If one takes the definition of "Contribution" and "Contributor"
used in 5378 (and 3978, etc.) -- as distinct from the RFC
Editor's definition -- seriously, then the first posting of an
I-D could contain text contributed to a mailing list months
earlier.   The length of time between first relevant
Contribution and the publication date of an RFC can be very
long, certainly measured in years in some cases.   That implies
that there will be a very long time before we can assume that
every Contribution in a document pending publication occurred
since 10 November (or whenever 5378 can be legally assumed to be
effective).

It is clearly outside the authority of the Trust to undo that
"everyone transfers rights at submission time" 5378 model, even
if it can effectively be made non-retroactive (which the
work-around appears intended to do).  If we decide, in
retrospect, that we don't like it, either someone needs to post
an I-D that is much more radical than the three posted so far or
we need to spin up a WG.  I suspect, given other conversations,
that the IESG will insist on a WG unless there is overwhelming
consensus for a particular I-D and I believe there is no
possibility for overwhelming consensus for anything in this area.

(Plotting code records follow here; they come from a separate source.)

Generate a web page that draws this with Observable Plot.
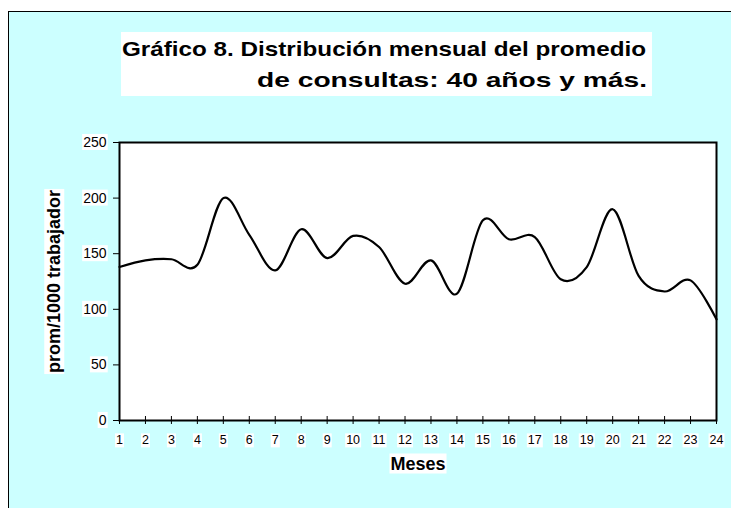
<!DOCTYPE html>
<html><head><meta charset="utf-8">
<script src="https://cdn.jsdelivr.net/npm/d3@7"></script>
<script src="https://cdn.jsdelivr.net/npm/@observablehq/plot@0.6"></script>
<style>
html,body{margin:0;padding:0;background:#fff;}
#wrap{position:relative;width:731px;height:508px;overflow:hidden;font-family:Arial,"Liberation Sans",sans-serif;}
#bg{position:absolute;left:8px;top:11px;width:760px;height:540px;background:#ccffff;border-left:1px solid #000;border-top:1px solid #000;}
#title{position:absolute;left:0;top:0;}
#chart{position:absolute;left:0;top:0;}
</style></head><body>
<div id="wrap"><div id="bg"></div><svg id="title" width="731" height="110"></svg><div id="chart"></div></div>
<script>
const titleLines = ["Gráfico 8. Distribución mensual del promedio", "de consultas: 40 años y más."];
const months = [1,2,3,4,5,6,7,8,9,10,11,12,13,14,15,16,17,18,19,20,21,22,23,24];
const values = [138,144,145,140,200,167,135,172,146,166,156,123,144,114,180,163,165,127,138,190,130,116,126,91];
const yTicks = [0,50,100,150,200,250];
const yLabel = "prom/1000 trabajador";
const xLabel = "Meses";

const data = months.map((m, i) => ({mes: m, prom: values[i]}));

// Title
const tsvg = d3.select("#title");
tsvg.append("rect").attr("x",121).attr("y",32).attr("width",531).attr("height",64).attr("fill","white");
const tl = [{x:122, y:55.5, len:524}, {x:257, y:87, len:390}];
titleLines.forEach((t, i) => {
  tsvg.append("text").attr("x", tl[i].x).attr("y", tl[i].y)
    .attr("textLength", tl[i].len).attr("lengthAdjust", "spacingAndGlyphs")
    .attr("font-family", "Arial, 'Liberation Sans', sans-serif")
    .attr("font-size", 20.5).attr("font-weight", "bold").attr("fill", "black").text(t);
});

const plot = Plot.plot({
  width: 731, height: 508,
  marginLeft: 119, marginRight: 15, marginTop: 142, marginBottom: 88,
  style: {background: "transparent", fontFamily: "Arial, 'Liberation Sans', sans-serif", overflow: "visible", color: "black"},
  x: {domain: [1, 24]},
  y: {domain: [0, 250]},
  marks: [
    Plot.frame({fill: "white", stroke: null}),
    Plot.axisY({ticks: yTicks, tickSize: 6, tickPadding: 7, fontSize: 14, label: null}),
    Plot.axisX({ticks: months, tickSize: 8, dy: -4, tickFormat: () => "", label: null}),
    Plot.axisX({ticks: months, tickSize: 0, tickPadding: 15, fontSize: 12.5, label: null}),
    Plot.line(data, {x: "mes", y: "prom", stroke: "black", strokeWidth: 2.2, curve: d3.curveCardinal.tension(0)}),
    Plot.frame({stroke: "black", strokeWidth: 2}),
    Plot.text([yLabel], {text: d => d, frameAnchor: "left", textAnchor: "middle", rotate: -90, dx: -65, fontSize: 18, fontWeight: "bold"}),
    Plot.text([xLabel], {text: d => d, frameAnchor: "bottom", dy: 49, fontSize: 18, fontWeight: "bold"})
  ]
});
document.getElementById("chart").appendChild(plot);

// white boxes behind texts
plot.querySelectorAll("text").forEach(t => {
  if (!t.textContent) return;
  const b = t.getBBox();
  const r = document.createElementNS("http://www.w3.org/2000/svg", "rect");
  r.setAttribute("x", b.x - 1); r.setAttribute("y", b.y);
  r.setAttribute("width", b.width + 2); r.setAttribute("height", b.height);
  r.setAttribute("fill", "white"); r.setAttribute("stroke", "none");
  const tr = t.getAttribute("transform");
  if (tr) r.setAttribute("transform", tr);
  t.parentNode.insertBefore(r, t);
});
</script>
</body></html>
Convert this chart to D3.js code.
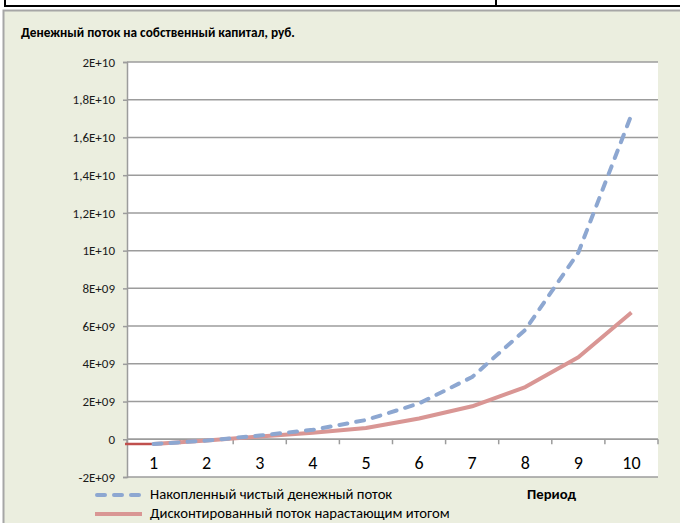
<!DOCTYPE html>
<html><head><meta charset="utf-8">
<script src="https://cdn.jsdelivr.net/npm/d3@7"></script>
<style>
html,body{margin:0;padding:0;background:#fff;}
svg{display:block;font-family:Carlito,Calibri,Lato,"Open Sans",sans-serif;}
</style></head>
<body>
<svg id="chart" width="680" height="523"></svg>
<script>
const title = "Денежный поток на собственный капитал, руб.";
const categories = ["1","2","3","4","5","6","7","8","9","10"];
const seriesNames = ["Накопленный чистый денежный поток", "Дисконтированный поток нарастающим итогом"];
const cumulativeFlow = [-0.25e9, -0.07e9, 0.2e9, 0.5e9, 1.02e9, 1.9e9, 3.3e9, 5.8e9, 9.9e9, 17.2e9];
const discountedFlow = [-0.25e9, -0.07e9, 0.15e9, 0.35e9, 0.6e9, 1.1e9, 1.75e9, 2.77e9, 4.35e9, 6.72e9];
const leadInValue = -0.25e9;
const yTicks = [-2e9, 0, 2e9, 4e9, 6e9, 8e9, 1e10, 1.2e10, 1.4e10, 1.6e10, 1.8e10, 2e10];
const yTickLabels = ["-2E+09","0","2E+09","4E+09","6E+09","8E+09","1E+10","1,2E+10","1,4E+10","1,6E+10","1,8E+10","2E+10"];
const xAxisTitle = "Период";

const svg = d3.select("#chart");
const W = 680, H = 523;
const FF = "Carlito,Calibri,Lato,sans-serif";

// top table fragment
svg.append("line").attr("x1",5).attr("x2",W).attr("y1",6).attr("y2",6).attr("stroke","#000").attr("stroke-width",2);
svg.append("line").attr("x1",5).attr("x2",5).attr("y1",0).attr("y2",7).attr("stroke","#000").attr("stroke-width",2);
svg.append("line").attr("x1",496).attr("x2",496).attr("y1",0).attr("y2",7).attr("stroke","#000").attr("stroke-width",2);

// chart area
svg.append("rect").attr("x",3.5).attr("y",10.5).attr("width",W+10).attr("height",H)
  .attr("fill","#EBEEDF").attr("stroke","#A6A6A6").attr("stroke-width",2);

svg.append("text").attr("x",21).attr("y",37).attr("font-size",13.3).attr("font-weight","bold")
  .attr("font-family",FF).attr("fill","#000").text(title);

const m = {left:127, right:658, top:62, bottom:477};
const x = d3.scaleBand().domain(categories).range([m.left, m.right]).padding(0);
const y = d3.scaleLinear().domain([-2e9, 2e10]).range([m.bottom, m.top]);

svg.append("rect").attr("x",m.left).attr("y",m.top).attr("width",m.right-m.left).attr("height",m.bottom-m.top).attr("fill","#fff");

// gridlines
svg.append("g").selectAll("line").data(yTicks).join("line")
  .attr("x1",m.left).attr("x2",m.right).attr("y1",d=>y(d)).attr("y2",d=>y(d))
  .attr("stroke","#9C9C9C").attr("stroke-width",1.5);

// y axis
const yAxis = d3.axisLeft(y).tickValues(yTicks).tickSize(4).tickPadding(8)
  .tickFormat((d,i)=>yTickLabels[i]);
const gy = svg.append("g").attr("transform",`translate(${m.left},0)`).call(yAxis);
gy.select(".domain").attr("stroke","#9C9C9C").attr("stroke-width",1.5);
gy.selectAll(".tick line").attr("stroke","#9C9C9C").attr("stroke-width",1.5);
gy.selectAll(".tick text").attr("font-size",13).attr("fill","#1a1a1a").attr("font-family",FF);

// x axis at zero
const boundaries = categories.map(c=>x(c)).concat([m.right]);
const gx = svg.append("g");
gx.append("line").attr("x1",m.left).attr("x2",m.right).attr("y1",y(0)).attr("y2",y(0)).attr("stroke","#9C9C9C").attr("stroke-width",1.5);
gx.selectAll("line.tk").data(boundaries).join("line").attr("class","tk")
  .attr("x1",d=>d).attr("x2",d=>d).attr("y1",y(0)).attr("y2",y(0)+5).attr("stroke","#9C9C9C").attr("stroke-width",1.5);
gx.selectAll("text").data(categories).join("text")
  .attr("x",d=>x(d)+x.bandwidth()/2).attr("y",469).attr("text-anchor","middle")
  .attr("font-size",18).attr("font-family",FF).attr("fill","#000").text(d=>d);

// lines
const line = d3.line().x((d,i)=>x(categories[i])+x.bandwidth()/2).y(d=>y(d));
svg.append("path").datum([leadInValue, leadInValue])
  .attr("d", d3.line().x((d,i)=> i===0 ? m.left-2 : x(categories[0])+x.bandwidth()/2).y(d=>y(d)))
  .attr("fill","none").attr("stroke","#C0504D").attr("stroke-width",2.5);
svg.append("path").datum(discountedFlow).attr("d",line)
  .attr("fill","none").attr("stroke","#D99694").attr("stroke-width",4).attr("stroke-linejoin","round");
svg.append("path").datum(cumulativeFlow).attr("d",line)
  .attr("fill","none").attr("stroke","#8DA7D1").attr("stroke-width",4)
  .attr("stroke-dasharray","8,9").attr("stroke-linecap","round").attr("stroke-linejoin","round");

// legend
const lg = svg.append("g");
lg.append("line").attr("x1",97).attr("x2",140).attr("y1",495).attr("y2",495)
  .attr("stroke","#8DA7D1").attr("stroke-width",4).attr("stroke-dasharray","8,9").attr("stroke-linecap","round");
lg.append("line").attr("x1",95).attr("x2",142).attr("y1",514).attr("y2",514)
  .attr("stroke","#D99694").attr("stroke-width",4);
lg.append("text").attr("x",150).attr("y",499).attr("font-size",14.7).attr("font-family",FF).attr("fill","#000").text(seriesNames[0]);
lg.append("text").attr("x",150).attr("y",518).attr("font-size",14.7).attr("font-family",FF).attr("fill","#000").text(seriesNames[1]);
svg.append("text").attr("x",527).attr("y",499).attr("font-size",14.7).attr("font-weight","bold").attr("font-family",FF).attr("fill","#000").text(xAxisTitle);
</script>
</body></html>
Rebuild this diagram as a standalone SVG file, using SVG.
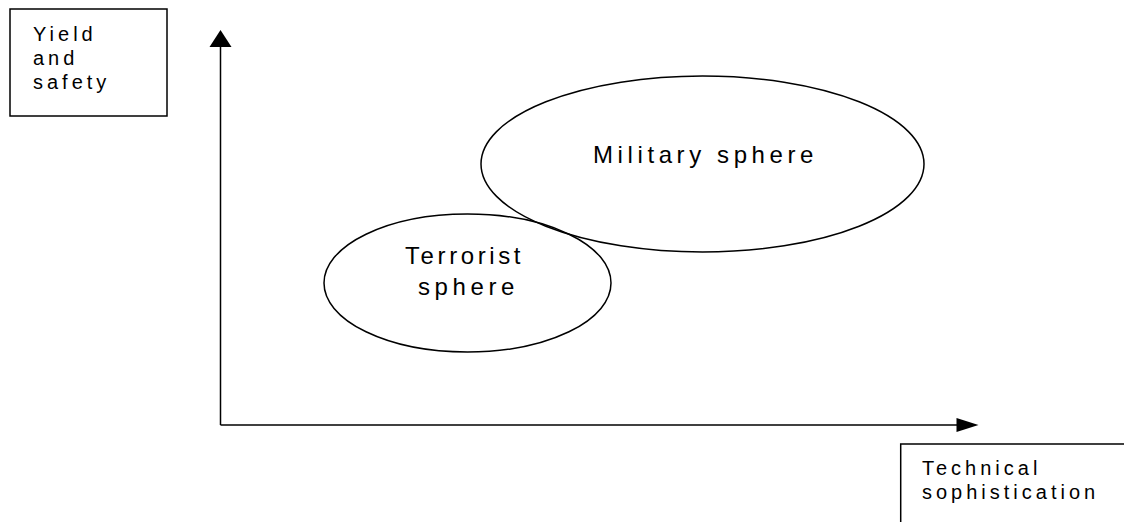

While each approach involves many details to be sorted out
(including whether there are differences between I-Ds and RFCs,
which some of us consider an important question), I think we
might adopt any of three models for the long term, any of which
would require WG action.  There may of course be others but, as
general categories, they just don't occur to me right now.  The
three options are deliberately stated in non-lawyer language and
legal theories on which they might be based are not discussed.
In no particular order:

(1) Abandon the entire 5377 "the Trust gets to grant particular
licenses" model and use a "once something is Contributed to the
IETF, it is available for use by anyone, for any purpose,
including excerpting, modification, and inclusion in for-profit
publications" model.  Of course, that still leaves a legacy
problem of what to do about pre-5378bis Contributions;
presumably that would have to fall on those intending to use the
material.

(2) Discard 5378 and most of 5377.  Go back to 3978 as a
starting point, modify it to make special provisions for "code"
and to make clear that, from a permissions standpoint, any
IESG-authorized handoff of a specification to an IETF-recognized
standards body is an extended part of the IETF standards process
and covered by the same rules.   Any _other_ non-IETF use would
require those intending to use the material to sort things out
(or to decide that they don't need to), just as has been the
case for decades.  That is potentially burdensome for those who
want to include large chunks of RFCs in program documentation
(inline or separate) or manuals, but, even if we change the
rules to something 5377/5378-like, they still have to deal with
older documents unless the Trust is able to guarantee that it
has rights to _all_ Contributions that may have made up the
document.  I continue to believe that IETF handoff of
maintenance and responsibility for a spec to another SDO is
"part of the IETF standards process" and hence that this could
be a clarification that would apply to pre-3978ter
contributions, but IANAL and all of the other usual disclaimers.

(3) Keep 5378 but remove all obligations for author/submitters
to obtain consent from anyone else or guarantee that all rights
have been obtained.  That would take us all the way down the
path that the workaround (and both my I-D and Brian's) starts us
down: 5378 could not be assumed to be fully effective for all
new documents for a couple of years and would never be fully
effective for documents that are revisions of most older ones
(where "older ones" are documents containing 5378 material,
including descending from I-Ds posted before 10 November).
Consequently, the Trust would have trouble granting any licenses
under 5377 that were not full of qualifications about rights the
Trust might not have and be able to transfer.